Welcome from the Dean of the Wellington Faculty of Health.
If you want to make a difference to the lives of New Zealanders, there are few better ways to do so than by studying at the Wellington Faculty of Health.
New Zealand’s health system underpins all our lives, and there is significant potential to improve the health and wellbeing of individuals and the wellbeing of society as a whole. That is because when we get sick—physically, mentally, emotionally or spiritually—our families and whānau, friends, workmates, and our communities all feel the effects as well.
However, the health system is much more than a network of doctors, nurses and medical specialists.
It involves people in a wide range of areas, from government ministers to policy analysts in government departments, researchers in universities and drug companies, specialists in managing patient data, community workers and leaders. All these people and many others work together to help ensure New Zealanders become healthy and stay healthy.
The University has expertise in improving the health and wellbeing of our communities, with health researchers found right across the university, including in specialist schools and centres such as the School of Health, School of Nursing, Midwifery and Health Practice, the Health Services Research Centre and the Centre for Women's Health Research.
The Faculty combines this expertise in health research with our traditional strengths in public policy, government and business to make a difference to New Zealand’s health system. And because we’re New Zealand’s capital city university, we have unique access to government departments and agencies, District Health Boards, NGOs, business, science and community groups to make the most of our insights.

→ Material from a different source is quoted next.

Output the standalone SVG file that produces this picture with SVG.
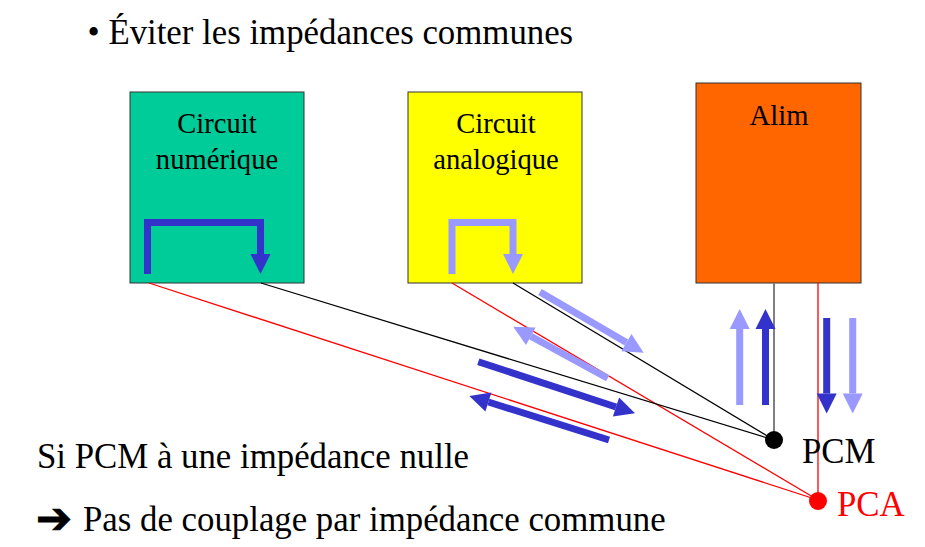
<svg xmlns="http://www.w3.org/2000/svg" width="925" height="547" viewBox="0 0 925 547">
<style>
text{font-family:"Liberation Serif","Times New Roman",serif;fill:#000}
.box{stroke:#333;stroke-width:1}
.lbl{font-size:28.600px;text-anchor:middle}
.big{font-size:34.800px}
.wire{fill:none;stroke-width:1.3}
.d{fill:none;stroke:#3333CC;stroke-width:7;marker-end:url(#hd)}
.l{fill:none;stroke:#9999FF;stroke-width:7;marker-end:url(#hl)}
</style>
<defs>
<marker id="hd" markerUnits="userSpaceOnUse" markerWidth="22" markerHeight="22" refX="1" refY="11" orient="auto"><polygon points="1,1 21,11 1,21" fill="#3333CC"/></marker>
<marker id="hl" markerUnits="userSpaceOnUse" markerWidth="22" markerHeight="22" refX="1" refY="11" orient="auto"><polygon points="1,1 21,11 1,21" fill="#9999FF"/></marker>
</defs>
<rect width="925" height="547" fill="#fff"/>
<text id="title" class="big" x="87.500" y="44">• Éviter les impédances communes</text>
<g id="circuit-numerique">
<rect class="box" x="130" y="92" width="174" height="191" fill="#00CC99"/>
<text class="lbl" x="217" y="133">Circuit</text>
<text class="lbl" x="217" y="169">numérique</text>
</g>
<g id="circuit-analogique">
<rect class="box" x="408" y="92" width="174" height="191" fill="#FFFF00"/>
<text class="lbl" x="496" y="133">Circuit</text>
<text class="lbl" x="496" y="169">analogique</text>
</g>
<g id="alim">
<rect class="box" x="696" y="83" width="165" height="200" fill="#FF6600"/>
<text class="lbl" x="779" y="125">Alim</text>
</g>
<g id="connectors">
<path class="wire" stroke="#FF0000" d="M149 283L818 500M452 283L818 500M818 283V500"/>
<path class="wire" stroke="#000" d="M261 283L774 440M513 283L774 440"/>
<path fill="none" stroke="#808080" stroke-width="2" d="M774 283V440"/>
</g>
<g id="currents">
<path class="d" d="M147.500 274V222.500H260.500V254"/>
<path class="l" d="M452 274V222.500H513V254"/>
<path class="l" d="M540 292L626.400 342.600"/>
<path class="l" d="M607.700 378.300L530.800 336.300"/>
<path class="d" d="M478.300 361.700L616 407"/>
<path class="d" d="M609 440L488.400 402"/>
<path class="l" d="M739.700 405V329"/>
<path class="d" d="M765.500 405V329"/>
<path class="d" d="M826.700 318V393.500"/>
<path class="l" d="M852.700 318V393.500"/>
</g>
<g id="pcm">
<circle cx="774" cy="440" r="9" fill="#000"/>
<text class="big" x="802" y="463">PCM</text>
</g>
<g id="pca">
<circle cx="818" cy="501" r="9" fill="#FF0000"/>
<text class="big" x="837" y="516" style="fill:#FF0000">PCA</text>
</g>
<g id="note">
<text class="big" x="37" y="468">Si PCM à une impédance nulle</text>
<text x="36" y="533" style="font-family:'DejaVu Sans',sans-serif;font-size:43px;font-weight:bold;stroke:#000;stroke-width:1">➔</text>
<text class="big" x="83" y="531">Pas de couplage par impédance commune</text>
</g>
</svg>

By studying at the undergraduate or postgraduate level in our Faculty, you might learn about why health outcomes for Māori and Pasifika communities are lower than for other communities and what we can do about it. Or how to get the message out to New Zealanders about improving their general wellbeing to reduce visits to the doctor. Or how to design an IT system or software to better manage patient records.
There’s strong demand for people with this sort of training in government agencies like the Ministry of Health and the Ministry of Social Development; in local and regional councils and District Health Boards; in iwi authorities and Pacific Island development agencies; and in private sector health organisations. These organisations need people who can see the big picture and can use their skills to ensure New Zealand’s future is a healthy one.
Together, we can make a difference to New Zealanders’ health and wellbeing, and shape a healthy future. I look forward to you joining us.